Windhoek-Landless People’s Movement (LPM) national chairperson Henny Seibeb said come Thursday and Friday, it will not be business as usual, as the LPM has established thematic working groups to interrogate and expand upon key issues related to land reform.
LPM’s People’s Land Conference, scheduled to take place on Thursday and Friday, intends to address issues around ancestral land, land restitution and restorative justice, domestic land resettlement policies and agrarian reform efforts.
“Our meeting is going to take place on Thursday and Friday, as scheduled. We have a lot of agenda items. We are just going to enter and start discussions after the prayer. There is nothing like ‘honourable, I recognise you’. No, we won’t waste time,” Seibeb reacted when asked whether they are ready for the conference.
His response comes days after President Hage Geingob revealed that he decided to postpone the second land conference that was slated for September 18.
Geingob said his decision was prompted by a series of concerns articulated by stakeholders, such as the Namibia Non-Governmental Organisation Forum (NANGOF), as well as the Swapo Party Youth League leadership, who felt there is need for further public consultation.
However, Seibeb said they are going to talk about motives for developing “a people’s agrarian reform programme”, as well as the issue of absentee landlords and foreign ownership of land.

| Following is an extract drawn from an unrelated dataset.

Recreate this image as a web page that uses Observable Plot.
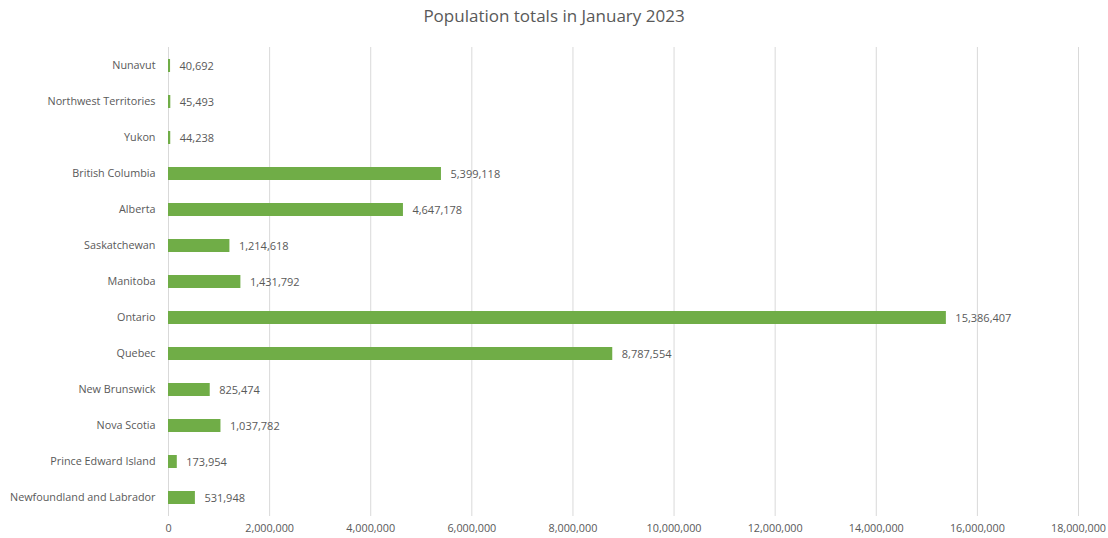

Further, he said they will focus on harmonising conflicting land and natural resources rights and benefits, urban land reform, lessons learned from the affirmative action scheme, governance and institutional land reform.
He said LPM will also review the current resettlement policy and its implementation porgramme. “We are also going to look at options of the development and support of communal areas, including virgin land. We will look at constitutional law, restorative justice and ancestral land claims,” he noted.
On the history of dispossession in Namibia, Seibeb said they are going to study the history of how Namibians were settled in pre-colonial Africa before European colonialists came. He said the aim is to devise a people’s land manifesto.
Asked what they plan to do with the recommendations, he said, “We plan to give them to the president and his team. We won’t just give recommendations, but we will seek audience to give solutions, which is important for sustainable development.”
Further, he vowed that they will also submit the same document to the United Nations (UN), African Union (AU), SADC and land rights campaign group, La Via Campesina, as well as various other civil society groups.
He said LPM was at the forefront of ensuring government postponed the upcoming land conference.
“In fact, if the president is genuine, the pressure came from LPM, not from NANGOF and Swapo Party Youth League, as he claims. He just doesn’t want to use the word LPM, he is just using politics. That’s why you see LPM did not attack the president when he announced it because we knew he was going to postpone.”
He is hopeful that Geingob will appoint an ad hoc commission that will include critical stakeholders with an independent chairperson, who will go and study successful models of land reform.
“This will help cut out the inefficient bureaucracy of the Ministry of Land Reform. He must fire [Land Reform Minister] Utoni Nujoma and his permanent secretary [Peter Amutenya]. They excluded key stakeholders… and they also failed to listen to our input.”
“They made the conference so narrow only to discuss resettlement and we told them it should be opened. We told them, ‘Discuss everything, including ancestral land.’ Why should we be scared as if in a war situation?” he asked.
Uhuru Dempers, the convener of NANGOF, said although the NANGOF letterhead was used, the letter to the president was signed by many civil society organisations, including the Council of Churches in Namibia, National Youth Council, Namibia Housing Action Group, Legal Assistance Centre, Namibia CBNRM Support Organisation, the Trade Union Congress of Namibia, and the /Naosan-/Aes Land Movement.
He called on all Namibians with a stake in the land reform process to make use of the additional time granted by the president to engage in constructive dialogue and debates on how best to address the land problem.